**Short task:**
Count only the lines of the records that hold "this", then give the number without any other words.
──────── Exercise materials
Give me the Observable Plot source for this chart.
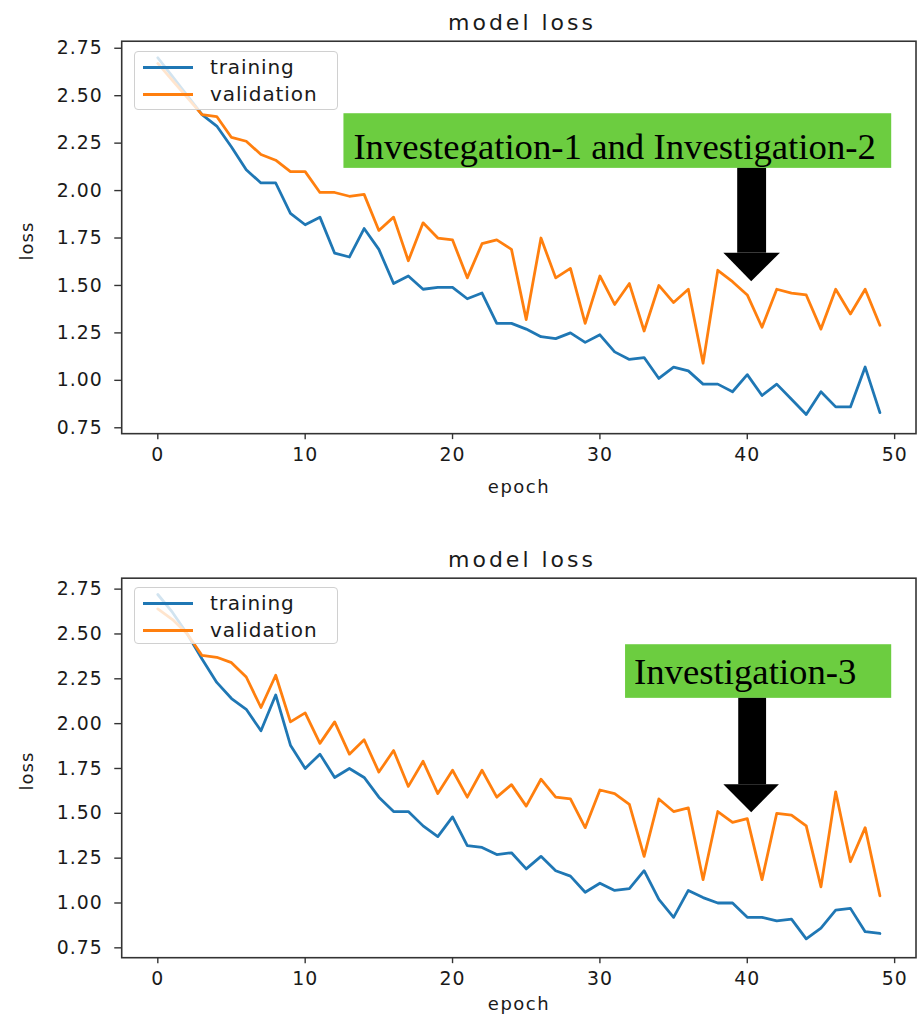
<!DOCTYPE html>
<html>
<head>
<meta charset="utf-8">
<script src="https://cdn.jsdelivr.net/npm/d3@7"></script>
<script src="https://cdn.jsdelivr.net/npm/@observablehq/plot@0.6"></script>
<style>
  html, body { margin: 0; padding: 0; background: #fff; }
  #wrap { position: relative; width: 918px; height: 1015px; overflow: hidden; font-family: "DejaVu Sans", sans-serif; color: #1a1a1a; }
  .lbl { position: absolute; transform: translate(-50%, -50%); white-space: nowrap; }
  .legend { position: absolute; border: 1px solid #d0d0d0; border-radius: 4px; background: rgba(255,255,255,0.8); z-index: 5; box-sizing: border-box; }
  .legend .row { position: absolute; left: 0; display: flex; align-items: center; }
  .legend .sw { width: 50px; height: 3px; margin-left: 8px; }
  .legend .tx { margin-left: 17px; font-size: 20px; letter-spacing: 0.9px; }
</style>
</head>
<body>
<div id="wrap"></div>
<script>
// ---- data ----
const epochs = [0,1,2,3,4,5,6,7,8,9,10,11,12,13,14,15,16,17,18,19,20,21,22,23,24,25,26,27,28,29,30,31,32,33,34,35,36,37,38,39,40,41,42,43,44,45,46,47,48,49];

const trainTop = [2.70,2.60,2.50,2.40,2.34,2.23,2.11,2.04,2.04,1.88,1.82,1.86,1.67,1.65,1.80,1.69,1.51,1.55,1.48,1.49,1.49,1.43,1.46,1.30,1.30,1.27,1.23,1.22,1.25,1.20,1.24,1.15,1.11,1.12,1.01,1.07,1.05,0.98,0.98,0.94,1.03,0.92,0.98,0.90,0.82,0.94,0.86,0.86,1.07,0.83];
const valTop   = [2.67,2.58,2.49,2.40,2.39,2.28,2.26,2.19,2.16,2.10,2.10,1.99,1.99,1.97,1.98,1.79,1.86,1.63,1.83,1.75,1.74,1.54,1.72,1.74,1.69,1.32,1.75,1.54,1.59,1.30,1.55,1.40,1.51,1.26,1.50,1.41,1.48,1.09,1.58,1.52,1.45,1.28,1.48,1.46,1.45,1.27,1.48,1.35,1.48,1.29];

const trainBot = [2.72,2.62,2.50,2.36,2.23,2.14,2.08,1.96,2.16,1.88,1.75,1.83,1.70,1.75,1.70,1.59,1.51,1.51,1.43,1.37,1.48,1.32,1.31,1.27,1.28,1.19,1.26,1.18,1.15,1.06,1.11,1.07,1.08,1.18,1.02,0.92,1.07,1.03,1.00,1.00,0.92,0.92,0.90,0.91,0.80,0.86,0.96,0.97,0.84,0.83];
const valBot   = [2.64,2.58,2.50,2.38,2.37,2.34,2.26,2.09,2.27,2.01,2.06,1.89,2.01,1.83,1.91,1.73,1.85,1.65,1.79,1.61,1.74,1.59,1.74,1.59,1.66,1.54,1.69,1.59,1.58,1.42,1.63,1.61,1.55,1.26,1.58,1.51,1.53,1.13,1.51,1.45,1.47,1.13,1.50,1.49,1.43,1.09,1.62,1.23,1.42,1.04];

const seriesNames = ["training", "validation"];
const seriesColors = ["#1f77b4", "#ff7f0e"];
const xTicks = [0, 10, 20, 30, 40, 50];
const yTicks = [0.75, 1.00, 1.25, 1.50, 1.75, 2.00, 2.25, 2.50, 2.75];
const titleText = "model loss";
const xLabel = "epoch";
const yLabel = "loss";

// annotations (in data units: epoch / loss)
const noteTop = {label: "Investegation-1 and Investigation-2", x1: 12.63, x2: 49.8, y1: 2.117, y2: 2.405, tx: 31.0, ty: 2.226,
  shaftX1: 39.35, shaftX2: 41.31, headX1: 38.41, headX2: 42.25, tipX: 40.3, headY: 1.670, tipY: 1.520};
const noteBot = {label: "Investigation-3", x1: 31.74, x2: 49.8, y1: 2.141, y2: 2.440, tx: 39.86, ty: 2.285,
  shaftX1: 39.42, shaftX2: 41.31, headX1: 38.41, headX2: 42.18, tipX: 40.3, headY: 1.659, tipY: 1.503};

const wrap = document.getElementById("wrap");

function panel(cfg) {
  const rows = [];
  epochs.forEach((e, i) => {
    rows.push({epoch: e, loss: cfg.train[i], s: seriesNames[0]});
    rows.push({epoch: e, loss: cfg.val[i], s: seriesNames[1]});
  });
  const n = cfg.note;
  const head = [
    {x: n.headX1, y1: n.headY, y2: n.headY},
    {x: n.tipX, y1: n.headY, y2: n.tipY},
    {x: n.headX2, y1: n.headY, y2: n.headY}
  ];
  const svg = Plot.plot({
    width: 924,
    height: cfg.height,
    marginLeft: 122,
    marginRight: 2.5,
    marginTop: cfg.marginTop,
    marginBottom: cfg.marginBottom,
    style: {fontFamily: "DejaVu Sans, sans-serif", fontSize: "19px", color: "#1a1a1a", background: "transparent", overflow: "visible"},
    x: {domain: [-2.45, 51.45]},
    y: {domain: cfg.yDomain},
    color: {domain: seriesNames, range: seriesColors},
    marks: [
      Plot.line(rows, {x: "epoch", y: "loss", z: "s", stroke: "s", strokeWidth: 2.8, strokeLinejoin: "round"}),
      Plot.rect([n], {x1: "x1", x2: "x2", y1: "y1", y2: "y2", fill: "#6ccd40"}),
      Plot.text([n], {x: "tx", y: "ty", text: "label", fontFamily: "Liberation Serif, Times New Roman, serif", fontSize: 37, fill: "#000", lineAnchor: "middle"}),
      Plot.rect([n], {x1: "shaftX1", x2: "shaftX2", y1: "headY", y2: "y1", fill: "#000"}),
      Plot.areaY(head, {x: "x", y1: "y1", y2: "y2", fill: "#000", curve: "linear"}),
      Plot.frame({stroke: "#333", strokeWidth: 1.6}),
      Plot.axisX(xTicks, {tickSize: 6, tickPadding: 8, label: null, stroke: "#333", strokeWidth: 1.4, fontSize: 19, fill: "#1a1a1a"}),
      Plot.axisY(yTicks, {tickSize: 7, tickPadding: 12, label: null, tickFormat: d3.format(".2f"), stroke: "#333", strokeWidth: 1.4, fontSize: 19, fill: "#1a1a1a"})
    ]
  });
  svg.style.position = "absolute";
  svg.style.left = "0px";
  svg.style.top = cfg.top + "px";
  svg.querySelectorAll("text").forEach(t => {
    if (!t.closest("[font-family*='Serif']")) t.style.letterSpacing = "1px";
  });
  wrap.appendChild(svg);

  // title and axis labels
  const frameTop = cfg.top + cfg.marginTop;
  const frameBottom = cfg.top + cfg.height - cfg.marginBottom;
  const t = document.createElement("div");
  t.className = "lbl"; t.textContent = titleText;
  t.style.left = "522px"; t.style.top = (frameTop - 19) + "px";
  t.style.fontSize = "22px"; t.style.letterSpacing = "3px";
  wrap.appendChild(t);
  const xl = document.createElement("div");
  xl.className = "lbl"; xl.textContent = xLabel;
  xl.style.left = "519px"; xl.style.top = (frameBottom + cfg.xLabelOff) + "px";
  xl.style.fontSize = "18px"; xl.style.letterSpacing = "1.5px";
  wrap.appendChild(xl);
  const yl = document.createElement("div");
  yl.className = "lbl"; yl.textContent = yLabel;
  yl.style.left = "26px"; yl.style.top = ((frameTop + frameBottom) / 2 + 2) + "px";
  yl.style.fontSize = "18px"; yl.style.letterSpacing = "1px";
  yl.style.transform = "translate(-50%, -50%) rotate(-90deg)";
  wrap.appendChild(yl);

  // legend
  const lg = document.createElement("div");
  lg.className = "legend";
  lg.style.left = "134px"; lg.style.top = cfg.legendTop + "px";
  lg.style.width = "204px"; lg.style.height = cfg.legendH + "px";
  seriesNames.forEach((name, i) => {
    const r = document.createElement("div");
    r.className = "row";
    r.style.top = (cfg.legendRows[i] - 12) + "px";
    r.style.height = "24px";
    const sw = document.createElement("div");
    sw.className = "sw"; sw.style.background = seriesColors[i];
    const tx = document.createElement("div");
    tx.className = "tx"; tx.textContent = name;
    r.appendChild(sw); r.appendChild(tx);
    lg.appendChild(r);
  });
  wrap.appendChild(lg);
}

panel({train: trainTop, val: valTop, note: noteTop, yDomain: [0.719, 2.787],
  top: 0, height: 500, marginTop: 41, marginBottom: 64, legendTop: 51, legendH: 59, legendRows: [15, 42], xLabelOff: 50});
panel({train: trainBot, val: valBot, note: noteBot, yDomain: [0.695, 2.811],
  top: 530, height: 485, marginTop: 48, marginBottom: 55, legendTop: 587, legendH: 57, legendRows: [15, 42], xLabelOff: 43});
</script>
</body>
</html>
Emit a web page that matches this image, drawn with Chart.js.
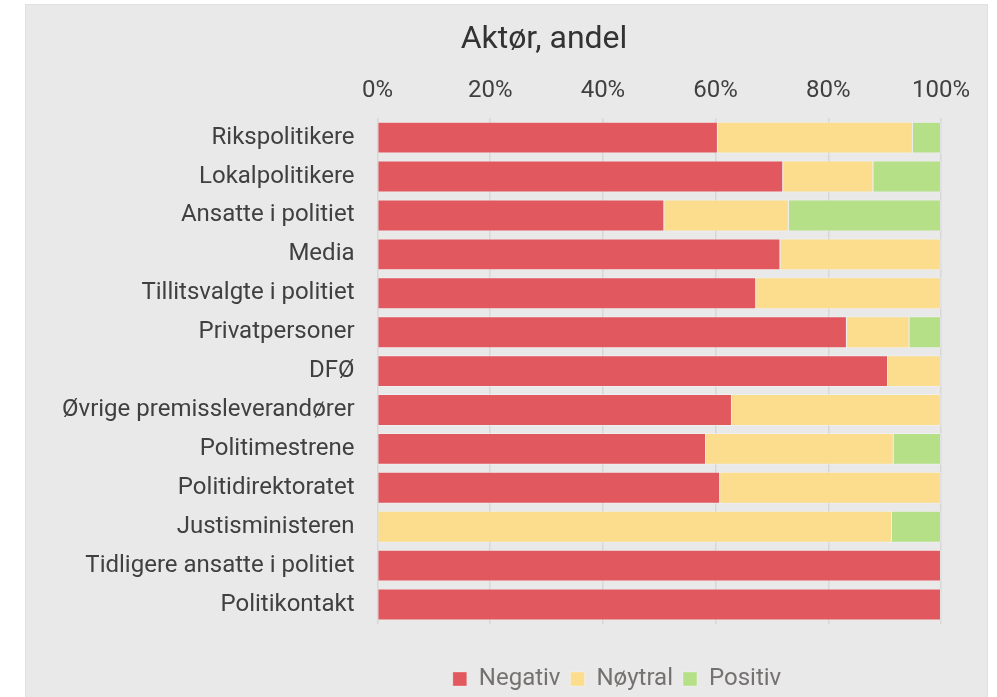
────────────────
**Solved exercise:**
2